The city is moving in that direction. Mayor Bill de Blasio has pledged more than $100 million in park investments and upgrades. High-profile projects have repurposed disused or abandoned spaces into major city attractions: Brooklyn Bridge Park reclaimed abandoned government-owned piers, and the High Line park was built atop a defunct elevated railroad.

No one denies money will be an issue for the Plus Pool, although two online Kickstarter campaigns have helped get things rolling, bringing in more than $500,000. But winning city approval is key, and that can be a daunting process.

“The permitting and regulatory scheme that they launched themselves into bravely is still demanding and challenging,” said Roland Lewis, president of the environmental advocacy group Metropolitan Waterfront Alliance and a veteran of city planning debates. “But the more .... innovative things on the waterfront, the better off we’ll all be.”

Open-water swimmers — the hardy citizens who already brave the city’s waterways, often for races and triathlons — say they are eager for the pool to make its debut.

“The concept that the pool could filter the river water would make it accessible to a lot more people,” said Deanne Draeger, the founder of Urban Swim, a group that holds an annual 17-mile swim from Manhattan to Brooklyn’s Coney Island. “Right now, it’s not something where someone can just jump in and swim safely.”


Those who swim in the water today are a determined group, tackling strong currents even on days when ice is visible on the surface. Draeger says the pool needs to be similarly tough.

“It’s kind of a gnarly water environment out there,” she said. “But once something’s available and addresses the issues that most people have, it will definitely shift a lot of people’s attitudes.”

What is really giving lift to the idea, though, is New York’s past. Urban planner Ann Buttenwieser years ago discovered the history of the city’s floating baths in the East and Hudson rivers between the 1870s and the 1920s.

The basic platforms came with dressing rooms and were intended for the city’s growing immigrant population in tenement neighborhoods where there was little running water, she said. A dip into the East River would have been a respite from heat and dirt — and more than 1 million people are on record using them in a single year.

Buttenwieser led the charge for bringing the idea back to life. In 2007, she unveiled a custom-designed pool built on a barge, which still welcomes swimmers each summer in a corner of the South Bronx. She said being inside a pool on the river is unlike any other swimming experience.

“You realize you’re in the water and you’re completely safe,” said Buttenwieser, affectionately known here as the “Floating Pool Lady,” which is also the name of the barge.

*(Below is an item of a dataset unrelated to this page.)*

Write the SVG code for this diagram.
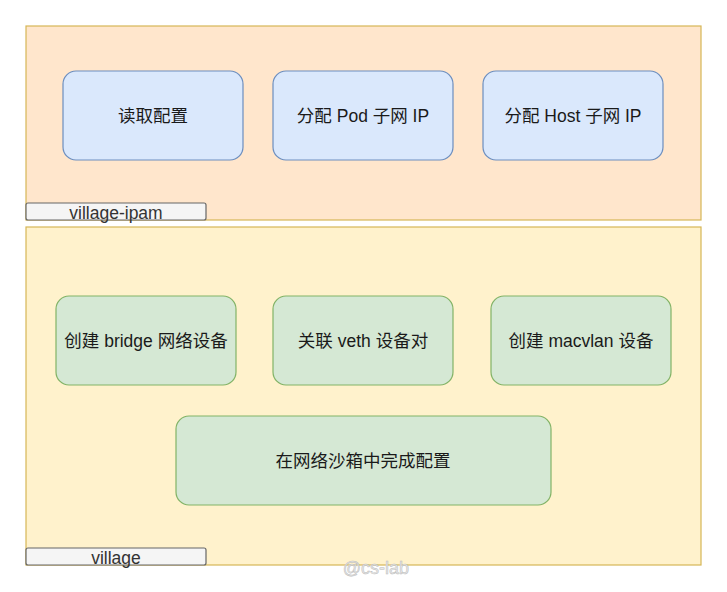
<svg xmlns="http://www.w3.org/2000/svg" width="727" height="592" viewBox="0 0 727 592">
<style>
.cont{stroke:#d6b656;stroke-width:1.2}
.lbl{fill:#f5f5f5;stroke:#666666;stroke-width:1.2}
.blue{fill:#dae8fc;stroke:#6c8ebf;stroke-width:1.2}
.green{fill:#d5e8d4;stroke:#82b366;stroke-width:1.2}
text{font-family:"Liberation Sans","Noto Sans CJK SC",sans-serif;fill:#1a1a1a;text-anchor:middle;dominant-baseline:central}
.t{font-size:17.5px}
.s{font-size:17.5px;fill:#333}
</style>
<rect width="727" height="592" fill="#ffffff"/>
<g id="village-ipam">
<rect class="cont" x="26" y="26" width="675" height="194" fill="#ffe6cc"/>
<rect class="lbl" x="26" y="203" width="180" height="17" rx="2"/>
<text class="s" x="116" y="213">village-ipam</text>
</g>
<g id="village">
<rect class="cont" x="26" y="227" width="675" height="338" fill="#fff2cc"/>
<rect class="lbl" x="26" y="548" width="180" height="17" rx="2"/>
<text class="s" x="116" y="558">village</text>
</g>
<g id="n1"><rect class="blue" x="63" y="71" width="180" height="89" rx="13"/><text class="t" x="153" y="116">读取配置</text></g>
<g id="n2"><rect class="blue" x="273" y="71" width="180" height="89" rx="13"/><text class="t" x="363" y="116">分配 Pod 子网 IP</text></g>
<g id="n3"><rect class="blue" x="483" y="71" width="180" height="89" rx="13"/><text class="t" x="573" y="116">分配 Host 子网 IP</text></g>
<g id="n4"><rect class="green" x="56" y="296" width="180" height="89" rx="13"/><text class="t" x="146" y="341">创建 bridge 网络设备</text></g>
<g id="n5"><rect class="green" x="273" y="296" width="180" height="89" rx="13"/><text class="t" x="363" y="341">关联 veth 设备对</text></g>
<g id="n6"><rect class="green" x="491" y="296" width="180" height="89" rx="13"/><text class="t" x="581" y="341">创建 macvlan 设备</text></g>
<g id="n7"><rect class="green" x="176" y="416" width="375" height="89" rx="13"/><text class="t" x="363" y="461">在网络沙箱中完成配置</text></g>
<g id="connectors"></g>
<text x="376" y="568" style="font-size:18px;fill:#e8e8e8;stroke:#bbbbbb;stroke-width:0.5">@cs-lab</text>
</svg>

“One of the things a floating pool creates is a constituency for people to clean up the river,” she said.

As she worked for decades to bring the concept back to the city, she soon saw what made New York City ideal for floating pools, especially Wong’s concept.

“I was thinking ... most people lived on islands,” she said, “and yet people had no idea there was a waterfront.”

Wong and his partners couldn’t agree more.

As Archie Coates IV, one of those partners, put it: “Let’s build this thing in the river that changes the way New Yorkers look at their rivers.”